Pubblicazione

Per non cadere nell’utopia…

Annuario del CAI Torino

E’ difficile parlare in modo unitario di questo nuovo numero di Scandere.
Gli autori e le imprese stesse, sono quest’anno prevalentemente piemontesi. Ma, anche per questo, l’impressione è positiva.
Non per campanilismo, ma perché è inutile partire da una dimensione volutamente allargata, che esprima modelli ad ogni costo per tutti, volando rasente sulle realtà per portarle il più lontano possibile. Si tratta di una contraddizione. Al contrario, in questi anni di ripensamenti e di piccoli e frustrati tentativi individuali, è proprio indispensabile iniziare dal piccolo e concreto (da ciò che veramente si “possiede”), perché il progresso sia prima di tutto di chi scrive.
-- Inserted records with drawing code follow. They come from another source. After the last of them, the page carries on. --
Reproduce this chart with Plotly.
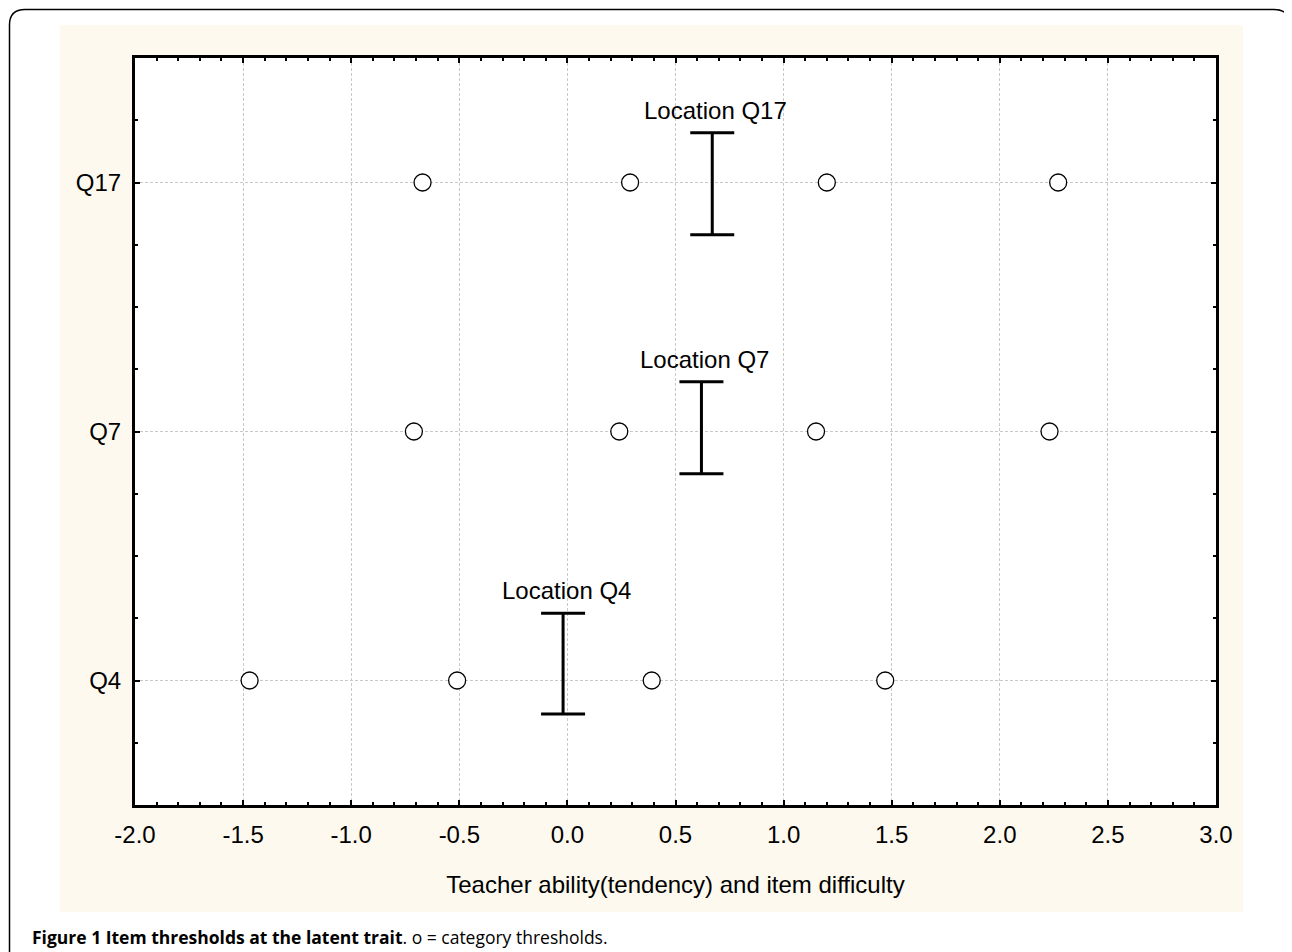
import plotly.graph_objects as go

# ---- data ----
items = ["Q17", "Q7", "Q4"]
item_pos = [3, 2, 1]
thresholds = {
    "Q17": [-0.67, 0.29, 1.20, 2.27],
    "Q7": [-0.71, 0.24, 1.15, 2.23],
    "Q4": [-1.47, -0.51, 0.39, 1.47],
}
location_x = [0.67, 0.62, -0.02]
location_top = [3.20, 2.20, 1.27]
location_bottom = [2.79, 1.83, 0.865]
location_labels = ["Location Q17", "Location Q7", "Location Q4"]

x_ticks = [-2.0, -1.5, -1.0, -0.5, 0.0, 0.5, 1.0, 1.5, 2.0, 2.5, 3.0]
x_title = "Teacher ability(tendency) and item difficulty"
caption_bold = "Figure 1 Item thresholds at the latent trait"
caption_rest = ". o = category thresholds."

# page body has an 8px margin, so the figure is placed at (8, 8)
OFF = 8
W, H = 1292 - OFF, 952 - OFF
L, R, T, B = 135 - OFF, 1216 - OFF, 58 - OFF, 805 - OFF
def px(xp):  # xp in page pixels
    return (xp - OFF - L) / (R - L)
def py(yp):
    return (B - (yp - OFF)) / (B - T)

FONT = "Liberation Sans, Arial, Helvetica, sans-serif"

fig = go.Figure()

# threshold markers
tx, ty = [], []
for it, p in zip(items, item_pos):
    for v in thresholds[it]:
        tx.append(v)
        ty.append(p)
fig.add_trace(go.Scatter(
    x=tx, y=ty, mode="markers",
    marker=dict(symbol="circle", size=17, color="white",
                line=dict(color="black", width=1.3)),
    showlegend=False, hoverinfo="x+y"))

# location bars
fig.add_trace(go.Scatter(
    x=location_x, y=item_pos, mode="markers",
    marker=dict(size=1, color="rgba(0,0,0,0)"),
    error_y=dict(type="data", symmetric=False,
                 array=[t - p for t, p in zip(location_top, item_pos)],
                 arrayminus=[p - b for b, p in zip(location_bottom, item_pos)],
                 width=22, thickness=3, color="black"),
    showlegend=False, hoverinfo="skip"))

annotations = []
for lx, lt, lab in zip(location_x, location_top, location_labels):
    annotations.append(dict(x=lx, y=lt, xref="x", yref="y", text=lab,
                            showarrow=False, yanchor="bottom", xanchor="center",
                            yshift=7, xshift=3,
                            font=dict(family=FONT, size=24, color="black")))

annotations.append(dict(
    x=px(30), y=py(937), xref="paper", yref="paper", xanchor="left", yanchor="middle",
    showarrow=False,
    text="<b>" + caption_bold + "</b>" + caption_rest,
    font=dict(family="Open Sans, Lato, sans-serif", size=17.5, color="black")))

shapes = [
    # beige panel
    dict(type="rect", xref="paper", yref="paper", layer="below",
         x0=px(60), x1=px(1243), y0=py(912), y1=py(25),
         fillcolor="#fdf9ee", line=dict(width=0)),
    # white plot area
    dict(type="rect", xref="paper", yref="paper", layer="below",
         x0=0, x1=1, y0=0, y1=1, fillcolor="white", line=dict(width=0)),
    # outer rounded frame
    dict(type="path", xref="paper", yref="paper", layer="above",
         path=(f"M {px(9.5)},{py(970)} L {px(9.5)},{py(25)} Q {px(9.5)},{py(9.5)} {px(25)},{py(9.5)} "
               f"L {px(1274)},{py(9.5)} Q {px(1290)},{py(9.5)} {px(1290)},{py(25)} "
               f"L {px(1290)},{py(970)}"),
         line=dict(color="black", width=1.5)),
]

axis_common = dict(
    showline=True, linecolor="black", linewidth=3, mirror="ticks",
    ticks="inside", ticklen=5, tickwidth=2, tickcolor="black",
    showgrid=True, gridcolor="#c8c8c8", gridwidth=1, griddash="3px,2px",
    zeroline=False,
    tickfont=dict(family=FONT, size=24, color="black"),
)

fig.update_xaxes(
    range=[-2, 3], tickvals=x_ticks, ticktext=[f"{v:.1f}" for v in x_ticks],
    minor=dict(dtick=0.1, tick0=-2, ticks="inside", ticklen=3, tickwidth=2,
               tickcolor="black", showgrid=False),
    title=dict(text=x_title, font=dict(family=FONT, size=24, color="black"), standoff=30),
    ticklabelstandoff=6,
    **axis_common)
fig.update_yaxes(
    range=[0.5, 3.5], tickvals=item_pos, ticktext=items,
    minor=dict(dtick=0.25, tick0=0.5, ticks="inside", ticklen=3, tickwidth=2,
               tickcolor="black", showgrid=False),
    ticklabelstandoff=6,
    **axis_common)

fig.update_layout(
    width=W, height=H,
    margin=dict(l=L, r=W - R, t=T, b=H - B),
    paper_bgcolor="white", plot_bgcolor="rgba(0,0,0,0)",
    shapes=shapes, annotations=annotations,
    showlegend=False,
)

fig.write_html("out.html")
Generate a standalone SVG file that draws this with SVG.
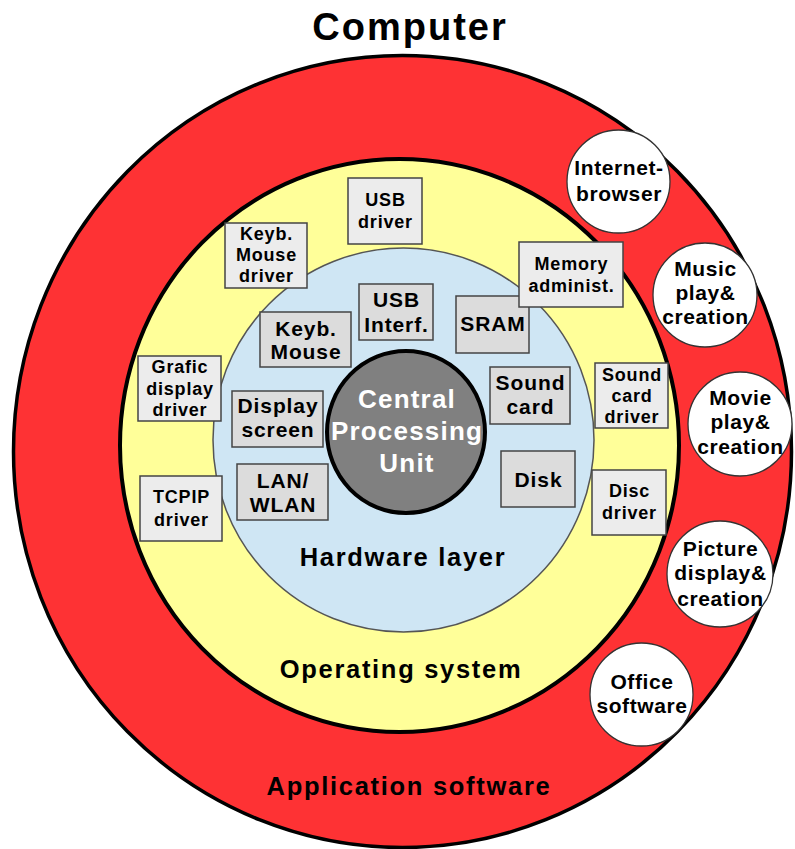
<svg xmlns="http://www.w3.org/2000/svg" width="795" height="849" viewBox="0 0 795 849">
<style>
text{font-family:"Liberation Sans",Arial,sans-serif;font-weight:bold;text-anchor:middle;fill:#000}
.big{font-size:25.5px;letter-spacing:1.7px}
.title{font-size:38px;letter-spacing:2px}
.cpu{font-size:26px;letter-spacing:1.2px;fill:#fff}
.hw rect{fill:#dcdcdc;stroke:#444;stroke-width:1.5}
.hw text{font-size:21px;letter-spacing:0.9px}
.os rect{fill:#ececec;stroke:#444;stroke-width:1.5}
.os text{font-size:18px;letter-spacing:0.8px}
.app circle{fill:#fff;stroke:#333;stroke-width:1.3}
.app text{font-size:21px;letter-spacing:0.6px}
</style>
<rect width="795" height="849" fill="#fff"/>
<g id="layer-application">
<ellipse cx="402.5" cy="451.5" rx="389" ry="396" fill="#fe3234" stroke="#000" stroke-width="3.5"/>
<text class="big" x="409" y="795">Application software</text>
</g>
<g id="layer-os">
<ellipse cx="399.5" cy="445.5" rx="279.5" ry="286.5" fill="#ffff99" stroke="#000" stroke-width="4"/>
<text class="big" x="401" y="678">Operating system</text>
</g>
<g id="layer-hardware">
<ellipse cx="403.5" cy="440" rx="190.5" ry="192" fill="#cfe6f4" stroke="#555" stroke-width="1.5"/>
<text class="big" x="403" y="566">Hardware layer</text>
</g>
<g id="cpu">
<ellipse cx="406" cy="432" rx="79" ry="81" fill="#808080" stroke="#000" stroke-width="4"/>
<text class="cpu" x="407" y="408">Central</text>
<text class="cpu" x="407" y="440">Processing</text>
<text class="cpu" x="407" y="472">Unit</text>
</g>
<g id="title"><text class="title" x="410" y="40">Computer</text></g>
<g id="connectors"/>
<g id="usb-interf" class="hw"><rect x="359" y="284" width="74" height="56"/><text x="396.5" y="307">USB</text><text x="396.5" y="332">Interf.</text></g>
<g id="keyb-mouse" class="hw"><rect x="260" y="312" width="91" height="55"/><text x="306" y="336">Keyb.</text><text x="306" y="359">Mouse</text></g>
<g id="display-screen" class="hw"><rect x="232" y="391" width="91" height="56"/><text x="278" y="413">Display</text><text x="278" y="437">screen</text></g>
<g id="lan-wlan" class="hw"><rect x="237" y="464" width="91" height="56"/><text x="283" y="488">LAN/</text><text x="283" y="512">WLAN</text></g>
<g id="sram" class="hw"><rect x="456" y="296" width="73" height="57"/><text x="493" y="331">SRAM</text></g>
<g id="sound-card" class="hw"><rect x="490" y="367" width="80" height="57"/><text x="530.5" y="390">Sound</text><text x="530.5" y="414">card</text></g>
<g id="disk" class="hw"><rect x="501" y="451" width="74" height="56"/><text x="538.5" y="487">Disk</text></g>
<g id="usb-driver" class="os"><rect x="348" y="178" width="74" height="66"/><text x="385.5" y="206">USB</text><text x="385.5" y="228">driver</text></g>
<g id="keyb-mouse-driver" class="os"><rect x="225" y="223" width="82" height="65"/><text x="266.5" y="240">Keyb.</text><text x="266.5" y="261">Mouse</text><text x="266.5" y="282">driver</text></g>
<g id="memory-administ" class="os"><rect x="519" y="242" width="104" height="65"/><text x="571.5" y="270">Memory</text><text x="571.5" y="292">administ.</text></g>
<g id="grafic-display-driver" class="os"><rect x="138" y="356" width="83" height="65"/><text x="180" y="373">Grafic</text><text x="180" y="395">display</text><text x="180" y="416">driver</text></g>
<g id="tcpip-driver" class="os"><rect x="140" y="476" width="82" height="65"/><text x="181.5" y="503">TCPIP</text><text x="181.5" y="526">driver</text></g>
<g id="sound-card-driver" class="os"><rect x="595" y="363" width="73" height="65"/><text x="632" y="381">Sound</text><text x="632" y="402">card</text><text x="632" y="423">driver</text></g>
<g id="disc-driver" class="os"><rect x="592" y="470" width="74" height="65"/><text x="629.5" y="497">Disc</text><text x="629.5" y="519">driver</text></g>
<g id="internet-browser" class="app"><circle cx="618.5" cy="181.5" r="51.5"/><text x="619" y="175">Internet-</text><text x="619" y="201">browser</text></g>
<g id="music" class="app"><circle cx="705" cy="295" r="52"/><text x="705.5" y="276">Music</text><text x="705.5" y="300">play&amp;</text><text x="705.5" y="324">creation</text></g>
<g id="movie" class="app"><circle cx="740" cy="424" r="52"/><text x="740.5" y="405">Movie</text><text x="740.5" y="429">play&amp;</text><text x="740.5" y="454">creation</text></g>
<g id="picture" class="app"><circle cx="720" cy="574" r="53"/><text x="720.5" y="556">Picture</text><text x="720.5" y="580">display&amp;</text><text x="720.5" y="606">creation</text></g>
<g id="office" class="app"><circle cx="641.5" cy="694.5" r="51.5"/><text x="642" y="689">Office</text><text x="642" y="713">software</text></g>
</svg>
Con queste premesse lettori verranno contagiati anche loro, ma sarà un passaggio successivo; forse, per ora, perfino secondario.
Messaggi universali, dogmi assoluti, verità definitive: non sono che ostacoli alla conoscenza, come dimostra magistralmente Tom Higgins nella grande sceneggiata intitolata In due time. Per non cadere nell’utopia, è quindi giusto che SCANDERE pigli le mosse dalla tradizione alpinistica piemontese la quale, dopo le esperienze vivissime degli anni Cinquanta e Sessanta, attraverso le differenti scuole di Rossa, Dionisi e Mellano (sulle quali ci proponiamo di ritornare), dopo gli anni del tentativo californiano e le faticose conquiste del Nuovo Mattino, continua – anche quando il dibattito non si palesa – il suo lento e difficile cammino. E’ giusto a patto che si ricerchi una visione aperta.
Questa tradizione e questa cultura si sono espresse quest’anno in una prassi significativa attraverso la bella salita al Changabang, che qui documentiamo con un’indispensabile introduzione storico- alpinistica. Sensibilità e interesse verso una realtà di cui spesso si parla, ma quasi mai in modo serio, sono state le premesse per il lavoro sulla donna in montagna, scritto da donne perché il tema è ancora di loro appannaggio. Inoltre riportiamo il tentativo un po’ ambizioso, e volutamente incompleto, di affrontare il discorso relativo ai legami tra letteratura e alpinismo, almeno riferito al secondo dopo guerra in Italia.
Stefano Ardito, da parte sua, ci offre la testimonianza dell’arrampicata in un ambiente molto diverso da quello torinese; i giovani romani sono lo specchio di una realtà nuova e dinamica.
Al termine del lavoro, discutendone in redazione, ci siamo accorti di amare ancora troppo l’analisi e la problematizzazione dei fatti, a tutto discapito del racconto fluido e spontaneo, dell’esperienza pienamente vissuta e non ideologicizzata.
È un vizio tipico del nostro tempo, da cui occorre liberarsi.